The district is requesting $29.4 million from the supervisors. Roughly $22.1 million of the request is for LCSD’s operating budget, and $7.3 million will cover a combination of the district’s debt services and a new debt that covers a shortfall in last year’s school budget.
The request represents an approximately 15 percent increase over LCSD’s base request last year.
By law, the district is allowed to request an increase of up to 4 percent from the previous year’s fund request for operations. An increase of more than 4 and up to 7 percent requires a potential reverse referendum, meaning citizens can sign a petition to get the tax hike on the ballot. More than 7 percent requires a direct referendum.
Much of the increase is due to an ongoing dispute between LCSD and the supervisors regarding how the district’s funding is calculated.
Review of dispute
In 2020, LCSD sued the supervisors for not fully funding its tax request by more than $3.4 million in property tax revenue. LCSD claimed roughly $50 million in added assessed value in its tax collection area as “new property.” The “new property” LCSD wants to claim comes from fee-in-lieu agreements that have expired.
Chancery Court Judge Rodney Faver ruled with the school district last August, saying LCSD could acquire the taxes from expiring fee-in-lieu agreements as new property because those properties had never been on the tax rolls. However, supervisors have appealed the ruling, and a decision is not likely before next year.
Because the school district and the supervisors are currently waiting on the lawsuit appeal to be heard by the Mississippi Supreme Court, LCSD has to show it needs the money, and the supervisors are continuously having to deny the request.
School and supes leaders respond
Superintendent Sam Allison said if the supervisors had granted the school district’s request in 2020, then the taxpayers wouldn’t be covering the cost nearly as much.
“We feel confident with what we’ve done,” Allison said. “… Our taxes haven’t gone up because they’ve cut us in I don’t know how many years. If they’d have just given it to us when that $100 million worth of property came on the tax rolls three years ago, it would not have affected the taxpayers hardly any.”
“There’s a dispute based on what new property is, and that’s what we’re waiting on an answer from the (Mississippi) Supreme Court,” board of supervisors president Trip Hairston said. “If they have an increase that’s more than 6.99 percent from the base that we gave them last year, then we will only provide, in my opinion, up to 6.99 percent and won’t be able to give them the full amount that they have requested.

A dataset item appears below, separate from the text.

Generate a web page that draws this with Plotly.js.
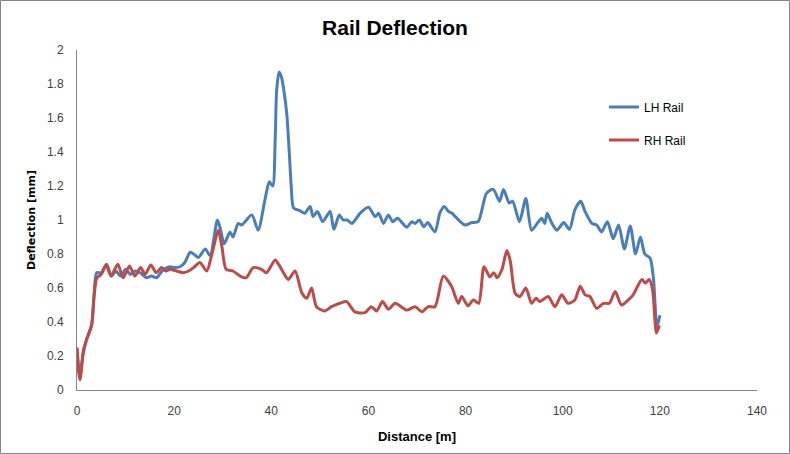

All of this goes back to the original calculation.”
Hairston said he is proud of the district and wants them to succeed, but he also has to think of the taxpayers in this situation as the supervisors are the ones who approve a final budget for LCSD.
“I’m very proud of the Lowndes County School District, in the teachers, in the classrooms where they’re teaching children,” Hairston said.
“We have something to be proud of in our school district and (the school board does) a great job, but just because they think they can raise taxes on everybody, doesn’t mean they should. We don’t want to be adversarial to the schools, but at the same time we don’t want to tax the taxpayer more than what’s legally allowed.”
Update on building upgrades
At LCSD’s Friday meeting, Joey Henderson with JBHM Architecture presented plans to the school board regarding the Caledonia High School gymnasium the district is going to build with their three-mill 10-year note.
The gym will feature roughly 1,000 seats, and it will be a brick structure facing the existing school building.
Allison said the new gymnasium is a much needed addition to the Caledonia campus because the current building cannot hold the entire student body for pep rallies and sporting events.
The new gymnasium is going to cost roughly $9.7 million, which is almost $1.7 million over the $8 million the district projected in April. LCSD has 3-mills earmarked in its budget for financing bonds for capital expenditures.
“We were fortunate enough to have some money (from the 3-mill note) to fund a majority of the project,” Allison said. “Construction costs are crazy, but it’s going to be a great facility. … A million dollars (over) is a lot of money, but we’ll be OK.”